Further, consider that the American and National Leagues of the time were in fact their own separate entities with their own league presidents underneath the umbrella of the Commissioner. This practice continued throughout the 20th century. The fact that the Negro League was a separate entity is irrelevant.
Consider that at times Negro League teams would actually outsell the American or National League teams that they would shared ballparks with. If fan interest or admission numbers are a matter to be considered in whether the Negro Leagues were “Major” or not, they certainly pass.
Consider that MLB already considers other early baseball leagues like the American Association, Union Association (1884), Players League (1890) and Federal League (1914 and 1915) as Major Leagues based on the pull those leagues were able to have on star players and in turn the caliber of play those players caused. The Negro Leagues too have a rich history of high-quality talent. Immediately following integration in the years 1948 to 1950, Jackie Robinson, a former member of the Negro Leagues, had the 3rd highest Wins Above Replacement for position players in AL/NL baseball only behind Stan Musial and Ted Williams. The first black player in the American League, Larry Doby (Negro League stats, including a 174 OPS+ in 64 games in 1946 here), is listed as 10th on the same list. Starting in that same year of 1948, 10 of the following 15 National League Most Valuable Players were black (mind you, at a time when perhaps there was still some bias against them in the voting as well). All but two of those ten awards were won by a Negro Leaguer. If that isn’t the definition of having star players, then I don’t know what is.
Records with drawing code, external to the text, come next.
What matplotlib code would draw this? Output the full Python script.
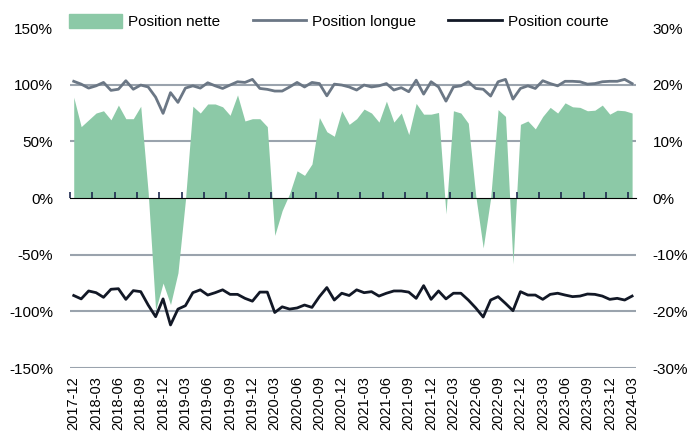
"""
Positions nette, longue et courte (mensuel 2017-12 a 2024-03).
"""
import matplotlib
matplotlib.use("Agg")
import matplotlib.pyplot as plt
import pandas as pd

plt.rcParams["font.family"] = ["Liberation Sans", "DejaVu Sans"]
plt.rcParams["font.size"] = 11

months = [p.strftime("%Y-%m") for p in pd.period_range("2017-12", "2024-03", freq="M")]

# net position, right axis (%)
net = [17.8, 12.6, 13.8, 15.0, 15.4, 13.8, 16.4, 14.0, 14.0, 16.2,
       1.0, -19.8, -15.0, -18.8, -13.2, -0.4, 16.2, 15.0, 16.6, 16.6,
       16.1, 14.6, 18.2, 13.6, 14.0, 14.0, 12.6, -6.6, -2.2, 0.8,
       4.8, 4.0, 6.0, 14.2, 11.7, 10.9, 15.4, 13.0, 14.0, 15.7,
       15.0, 13.4, 17.1, 13.4, 15.0, 11.2, 16.7, 14.8, 14.8, 15.1,
       -2.8, 15.4, 15.0, 13.2, 0.4, -8.8, 0.0, 15.6, 14.4, -11.6,
       13.0, 13.6, 12.2, 14.4, 16.0, 15.0, 16.8, 16.1, 16.0, 15.4,
       15.5, 16.4, 14.8, 15.5, 15.4, 15.0]

# long / short positions, left axis (%)
long_pos = [103, 100.5, 97, 99, 102, 95, 96, 103.5, 96, 99.7,
            98, 89, 74.7, 93, 84.4, 97, 99, 97, 101.7, 99,
            96.7, 99.7, 102.6, 102, 104.7, 96.7, 95.9, 94.4, 94.4, 98,
            102, 98, 102, 101, 90.2, 100.5, 99.7, 98, 95.3, 99.7,
            98, 99, 101, 95.3, 97.4, 93.8, 104, 91.7, 102.6, 98,
            85.5, 98, 99, 102.6, 96.7, 96, 90, 102.6, 104.7, 87.3,
            96.7, 99, 96.7, 103.5, 101, 99, 103, 103, 102.6, 100.5,
            101, 102.6, 103, 103, 104.7, 101]

short_pos = [-86, -89, -82, -83.5, -87.6, -80.5, -80, -89.4, -81.7, -82.6,
             -94.4, -104.7, -89, -112, -98, -95, -83.5, -81, -85.6, -83.5,
             -81, -85, -85, -88.5, -91, -83, -83, -101, -96, -98,
             -97, -94.4, -96.5, -87, -79, -90, -84, -86, -81, -83.5,
             -82.6, -86.5, -84, -82, -82, -83, -88.5, -77.3, -89.4, -82,
             -89, -84, -84, -90, -97, -105, -90, -87, -93, -99.4,
             -82.6, -85.6, -85.6, -89.4, -85, -84, -85.6, -87, -86.5, -84.7,
             -85, -86.5, -89.4, -88.5, -90, -86.5]

GREEN = "#8cc9a7"
SLATE = "#6b7785"
DARK = "#121826"
NAVY = "#1f2a50"
GRID = "#9aa3ad"

x = list(range(len(months)))

fig = plt.figure(figsize=(6.87, 4.34), dpi=100)
ax = fig.add_axes([0.1019, 0.152, 0.8236, 0.7834])
ax2 = ax.twinx()

ax.set_ylim(-150, 150)
ax2.set_ylim(-30, 30)
ax.set_xlim(-0.5, len(months) - 0.5)

ax.set_yticks(range(-150, 151, 50))
ax.set_yticklabels([f"{v}%" for v in range(-150, 151, 50)])
ax2.set_yticks(range(-30, 31, 10))
ax2.set_yticklabels([f"{v}%" for v in range(-30, 31, 10)])

# grid sits under the green area (none at 0 or at the top)
for v in range(-30, 30, 10):
    if v != 0:
        ax2.axhline(v, color=GRID, lw=1.5, zorder=0)

ax2.fill_between(x, 0, net, color=GREEN, lw=0, zorder=1)
ax.set_zorder(ax2.get_zorder() + 1)
ax.patch.set_visible(False)

ax.plot(x, long_pos, color=SLATE, lw=2.0, zorder=3)
ax.plot(x, short_pos, color=DARK, lw=2.0, zorder=3)

# zero line with boundary ticks
zero = ax.secondary_xaxis(0.5)
zero.set_xticks([i - 0.5 for i in range(0, len(months) + 1, 3)])
zero.set_xticklabels([])
zero.tick_params(direction="out", length=4, width=1.2, color=NAVY)
zero.spines["bottom"].set_color(NAVY)
zero.spines["bottom"].set_linewidth(1.5)

ax.set_xticks(x[::3])
ax.set_xticklabels(months[::3], rotation=90, fontsize=10.5)
ax.tick_params(axis="x", length=0, pad=6)
ax.tick_params(axis="y", length=0, pad=12)
ax2.tick_params(axis="y", length=0, pad=12)

for a in (ax, ax2):
    for s in a.spines.values():
        s.set_visible(False)

handles = [
    plt.Rectangle((0, 0), 1, 1, color=GREEN),
    plt.Line2D([], [], color=SLATE, lw=2.0),
    plt.Line2D([], [], color=DARK, lw=2.0),
]
fig.legend(handles, ["Position nette", "Position longue", "Position courte"],
           loc="upper center", bbox_to_anchor=(0.493, 0.995), ncol=3,
           frameon=True, facecolor="white", edgecolor="none", framealpha=1,
           handlelength=3.5, handleheight=1.0, columnspacing=2.1,
           handletextpad=0.4, borderpad=0.3, fancybox=False)

fig.savefig("out.png", dpi=100)
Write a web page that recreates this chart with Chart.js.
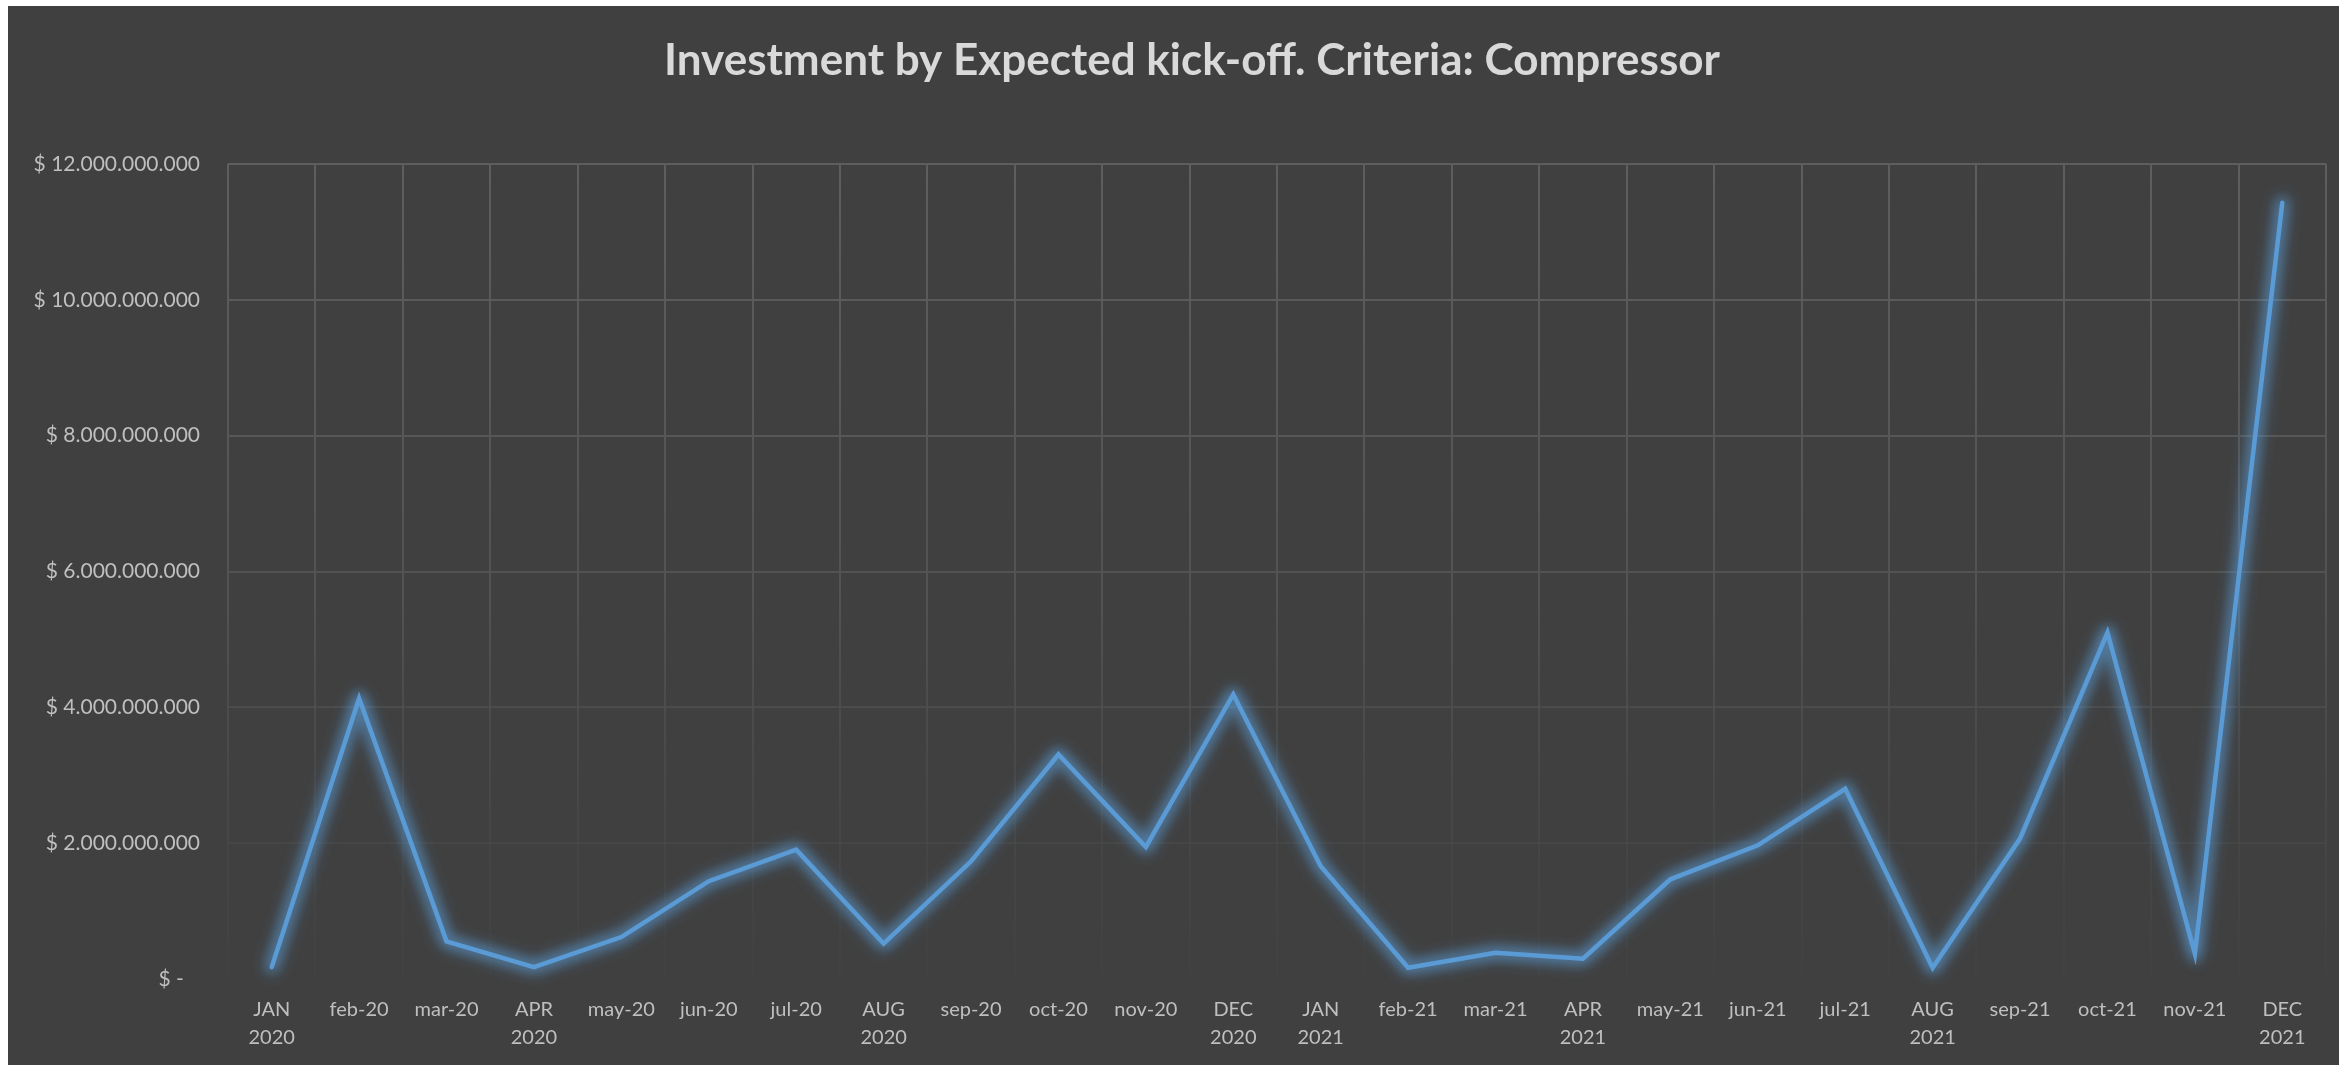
<!DOCTYPE html>
<html>
<head>
<meta charset="utf-8">
<script src="https://cdn.jsdelivr.net/npm/chart.js@4.4.1/dist/chart.umd.min.js"></script>
<style>
  html, body { margin: 0; padding: 0; background: #ffffff; width: 2339px; height: 1065px; overflow: hidden; }
  #wrap { position: absolute; left: 8px; top: 6px; width: 2331px; height: 1059px; background: #404040; }
  canvas { display: block; }
</style>
</head>
<body>
<div id="wrap"><canvas id="c"></canvas></div>
<script>
// ---- data ----
const chartTitle = 'Investment by Expected kick-off. Criteria: Compressor';
const monthLabels = [
  ['JAN', '2020'], 'feb-20', 'mar-20', ['APR', '2020'], 'may-20', 'jun-20', 'jul-20', ['AUG', '2020'],
  'sep-20', 'oct-20', 'nov-20', ['DEC', '2020'],
  ['JAN', '2021'], 'feb-21', 'mar-21', ['APR', '2021'], 'may-21', 'jun-21', 'jul-21', ['AUG', '2021'],
  'sep-21', 'oct-21', 'nov-21', ['DEC', '2021']
];
const investment = [
  175000000, 4130000000, 554000000, 175000000, 618000000, 1440000000, 1905000000, 520000000,
  1733000000, 3306000000, 1944000000, 4190000000,
  1660000000, 166000000, 387000000, 299000000, 1468000000, 1969000000, 2800000000, 166000000,
  2068000000, 5100000000, 373000000, 11430000000
];
const yTickMin = 0;
const yTickMax = 12000000000;
const yTickStep = 2000000000;

// ---- helpers ----
function fmtMoney(v) {
  if (v === 0) return '$ -   ';
  return '$ ' + String(Math.round(v)).replace(/\B(?=(\d{3})+(?!\d))/g, '.');
}
function gridGradient(ctx) {
  const chart = ctx.chart;
  const ca = chart.chartArea;
  if (!ca) return 'rgba(90,90,90,1)';
  const g = chart.ctx.createLinearGradient(0, ca.top, 0, ca.bottom);
  g.addColorStop(0, 'rgba(94,94,94,1)');
  g.addColorStop(0.55, 'rgba(82,82,82,1)');
  g.addColorStop(1, 'rgba(70,70,70,0.3)');
  return g;
}

// soft blue halo behind the line, following the library-computed point positions
const glowPlugin = {
  id: 'glow',
  beforeDatasetsDraw(chart) {
    const meta = chart.getDatasetMeta(0);
    const pts = meta.data;
    if (!pts || !pts.length) return;
    const c = chart.ctx;
    c.save();
    c.filter = 'blur(7px)';
    c.strokeStyle = 'rgba(91,155,213,0.45)';
    c.lineWidth = 16;
    c.lineJoin = 'round';
    c.lineCap = 'round';
    c.beginPath();
    pts.forEach((p, i) => { if (i === 0) c.moveTo(p.x, p.y); else c.lineTo(p.x, p.y); });
    c.stroke();
    c.restore();
    c.save();
    c.shadowColor = 'rgba(91,155,213,0.8)';
    c.shadowBlur = 12;
  },
  afterDatasetsDraw(chart) {
    chart.ctx.restore();
  }
};

// title drawn as canvas text, centred where the original places it
const titlePlugin = {
  id: 'offsetTitle',
  afterDraw(chart) {
    const c = chart.ctx;
    c.save();
    c.font = 'bold 44px Lato';
    c.fillStyle = '#d9d9d9';
    c.textAlign = 'center';
    c.textBaseline = 'middle';
    c.fillText(chartTitle, 1184, 55);
    c.restore();
  }
};

const canvas = document.getElementById('c');
canvas.width = 2331; canvas.height = 1059;
canvas.style.width = '2331px'; canvas.style.height = '1059px';

new Chart(canvas, {
  type: 'line',
  data: {
    labels: monthLabels,
    datasets: [{
      label: 'Investment',
      data: investment,
      borderColor: '#5b9bd5',
      borderWidth: 4.5,
      tension: 0,
      pointRadius: 0,
      pointHoverRadius: 0,
      fill: false,
      borderJoinStyle: 'miter',
      borderCapStyle: 'round'
    }]
  },
  options: {
    responsive: false,
    animation: false,
    devicePixelRatio: 1,
    layout: { padding: { left: 0, right: 13, top: 158, bottom: 0 } },
    plugins: {
      legend: { display: false },
      tooltip: { enabled: false },
      title: { display: false }
    },
    scales: {
      x: {
        type: 'category',
        offset: true,
        grid: { display: true, offset: true, color: gridGradient, lineWidth: 2, drawTicks: false },
        border: { display: false },
        afterFit(scale) { scale.height = 86; },
        ticks: {
          color: '#bfbfbf',
          font: { family: 'Lato', size: 20, lineHeight: 1.4 },
          padding: 17,
          maxRotation: 0,
          minRotation: 0,
          autoSkip: false
        }
      },
      y: {
        min: yTickMin,
        max: yTickMax,
        grid: {
          color: (ctx) => (ctx.tick && ctx.tick.value === 0) ? 'rgba(0,0,0,0)' : gridGradient(ctx),
          lineWidth: 2,
          drawTicks: false
        },
        border: { display: false },
        afterFit(scale) { scale.width = 220; },
        ticks: {
          stepSize: yTickStep,
          color: '#bfbfbf',
          font: { family: 'Lato', size: 21 },
          padding: 28,
          callback: (v) => fmtMoney(v)
        }
      }
    }
  },
  plugins: [glowPlugin, titlePlugin]
});
</script>
</body>
</html>
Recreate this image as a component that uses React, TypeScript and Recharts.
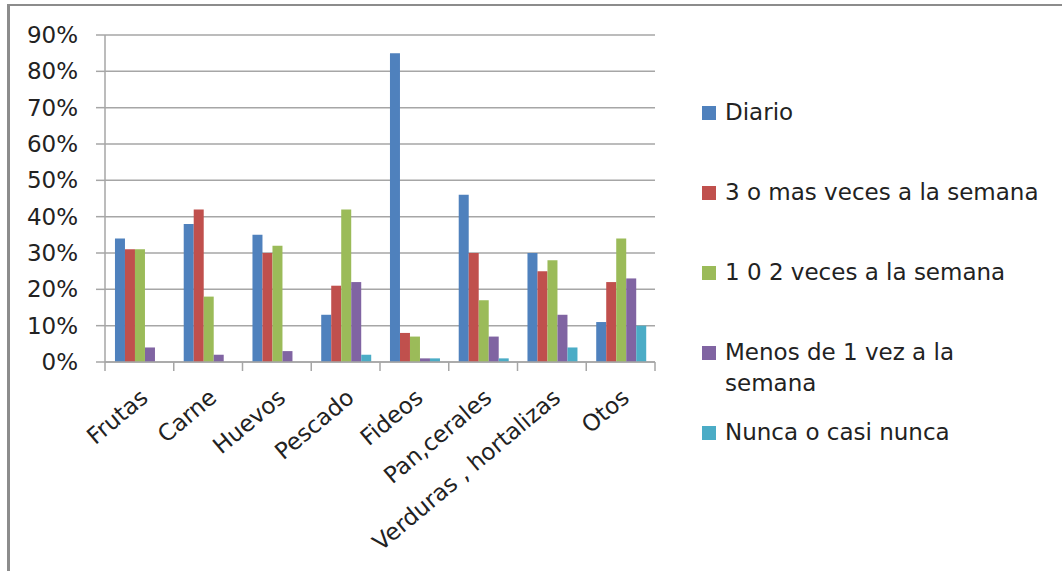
import { BarChart, Bar, XAxis, YAxis, CartesianGrid } from "recharts";

const categories = [
  "Frutas",
  "Carne",
  "Huevos",
  "Pescado",
  "Fideos",
  "Pan,cerales",
  "Verduras , hortalizas",
  "Otos",
];

// percentages per food group
const diario = [34, 38, 35, 13, 85, 46, 30, 11];
const tresOMas = [31, 42, 30, 21, 8, 30, 25, 22];
const unoODos = [31, 18, 32, 42, 7, 17, 28, 34];
const menosDeUna = [4, 2, 3, 22, 1, 7, 13, 23];
const nunca = [0, 0, 0, 2, 1, 1, 4, 10];

const yTicks = [0, 10, 20, 30, 40, 50, 60, 70, 80, 90];

const SERIES = [
  { key: "diario", name: "Diario", color: "#4F81BD", values: diario },
  { key: "tresOMas", name: "3 o mas veces a la semana", color: "#C0504D", values: tresOMas },
  { key: "unoODos", name: "1 0 2 veces a la semana", color: "#9BBB59", values: unoODos },
  { key: "menosDeUna", name: "Menos de 1 vez a la semana", color: "#8064A2", values: menosDeUna },
  { key: "nunca", name: "Nunca o casi nunca", color: "#4BACC6", values: nunca },
];

const FONT = "'DejaVu Sans', sans-serif";
const TEXT = "#222222";
const GRID = "#a6a6a6";

const CHART_W = 700;
const CHART_H = 571;
const PLOT_LEFT = 105;
const PLOT_RIGHT = 655;
const PLOT_TOP = 35;
const PLOT_BOTTOM = 362;
const X_AXIS_H = 150;
const BAND = (PLOT_RIGHT - PLOT_LEFT) / categories.length;

const data = categories.map((name, i) => {
  const row: Record<string, string | number> = { name };
  SERIES.forEach((s) => {
    row[s.key] = s.values[i];
  });
  return row;
});

// category labels, plus tick marks on the band edges (Excel style)
function CategoryTick(props: any) {
  const { x, y, payload, index } = props;
  const lx = x + 10;
  const ly = y + 38;
  const last = index === categories.length - 1;
  return (
    <g>
      <line x1={x - BAND / 2} x2={x - BAND / 2} y1={y} y2={y + 9} stroke={GRID} strokeWidth={1.5} />
      {last && <line x1={x + BAND / 2} x2={x + BAND / 2} y1={y} y2={y + 9} stroke={GRID} strokeWidth={1.5} />}
      <text
        x={lx}
        y={ly}
        textAnchor="end"
        fill={TEXT}
        fontSize={23}
        fontFamily={FONT}
        transform={`rotate(-40, ${lx}, ${ly})`}
      >
        {payload.value}
      </text>
    </g>
  );
}

export default function App() {
  return (
    <div
      style={{
        position: "absolute",
        left: 0,
        top: 0,
        width: 1062,
        height: 571,
        background: "#ffffff",
        fontFamily: FONT,
        overflow: "hidden",
      }}
    >
      <div
        style={{
          position: "absolute",
          left: 7,
          top: 4,
          width: 1062,
          height: 600,
          borderTop: "2px solid #8c8c8c",
          borderLeft: "3px solid #8c8c8c",
        }}
      />
      <div style={{ position: "absolute", left: 0, top: 0 }}>
        <BarChart
          width={CHART_W}
          height={CHART_H}
          data={data}
          margin={{
            top: PLOT_TOP,
            left: 0,
            right: CHART_W - PLOT_RIGHT,
            bottom: CHART_H - PLOT_BOTTOM - X_AXIS_H,
          }}
          barCategoryGap="14.5%"
          barGap={0}
        >
          <CartesianGrid horizontal vertical={false} stroke={GRID} strokeWidth={1.5} />
          <XAxis
            dataKey="name"
            interval={0}
            height={X_AXIS_H}
            axisLine={{ stroke: GRID, strokeWidth: 1.5 }}
            tickLine={false}
            tickSize={0}
            tickMargin={0}
            tick={<CategoryTick />}
          />
          <YAxis
            width={PLOT_LEFT}
            domain={[0, 90]}
            ticks={yTicks}
            interval={0}
            tickFormatter={(v) => `${v}%`}
            axisLine={{ stroke: GRID, strokeWidth: 1.5 }}
            tickLine={{ stroke: GRID, strokeWidth: 1.5 }}
            tickSize={9}
            tickMargin={18}
            tick={{ fill: TEXT, fontSize: 23, fontFamily: FONT }}
          />
          {SERIES.map((s) => (
            <Bar key={s.key} dataKey={s.key} name={s.name} fill={s.color} isAnimationActive={false} />
          ))}
        </BarChart>
      </div>
      <div style={{ position: "absolute", left: 702, top: 97 }}>
        {SERIES.map((s) => (
          <div key={s.key} style={{ display: "flex", alignItems: "flex-start", height: 80 }}>
            <div
              style={{
                width: 14,
                height: 14,
                marginTop: 9,
                marginRight: 9,
                background: s.color,
                flexShrink: 0,
              }}
            />
            <div style={{ fontSize: 23, lineHeight: "31px", color: TEXT, maxWidth: 318 }}>{s.name}</div>
          </div>
        ))}
      </div>
    </div>
  );
}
Consider that there is not a single solitary thing besides their skin color that kept them off of the field for AL/NL play before 1947. Literally. Sincerely think about that. Did the Negro Leagues suddenly start spontaneously developing high caliber talent in the late 1940s? I don’t think so. If there was no color barrier and players like Gibson or Bell were able to play for the Yankees or Cardinals, there is absolutely no reason we are having this conversation today.
So, what does this all mean? It means that MLB has taken a small step to right a wrong that will never be fully righted. I can only speak for myself, but for me it means that the way I think about baseball history is going to absolutely change. This isn’t all bad. There is a whole new side of the game that I knew existed but have never really explored. It should not take a step like this by MLB, but perhaps this can be the impetus for baseball fans all over to think differently. 1927 doesn’t just have the champion Murderer’s Row New York Yankees. It also has the Negro League Champion Chicago American Giants. Bob Feller (who often spoke of the high caliber of players he barnstormed against that were Negro League counterparts) is no longer the only man to pitch a no-hitter on Opening Day, now being accompanied by Leon Day. Those are only two examples of many.
Unfortunately, and for no good reason that I can think of, the thought never crossed my mind to ever consider the stats or happenings of the Negro Leagues to be on par with the American and National Leagues. I regret that. I should have known better. We all should have known better. This speaks to a larger lesson about how those with power and privilege get to decide what is “legitimate” and what isn’t. Even now with this distinction that Major League Baseball is rightfully making to include the Negro Leagues in their history, what really gives MLB the power to legitimize the Negro Leagues? What inherent superiority do they hold that suggests that they are able to do that?
I guess the answer to that would be that MLS is the one that still exists. Still, what’s to keep an organization such as the Negro League Hall of Fame from responding to MLB’s statement and saying “we now see you as equals too”? I once again can only suppose, and in that supposition my answer is that the people of the Negro Leagues and those that now support their history never felt that vile kind of ill will or distaste for their white counterparts despite receiving it themselves. They knew what we didn’t. That all these players were Major Leaguers no matter their color. And they knew it literally a century ago.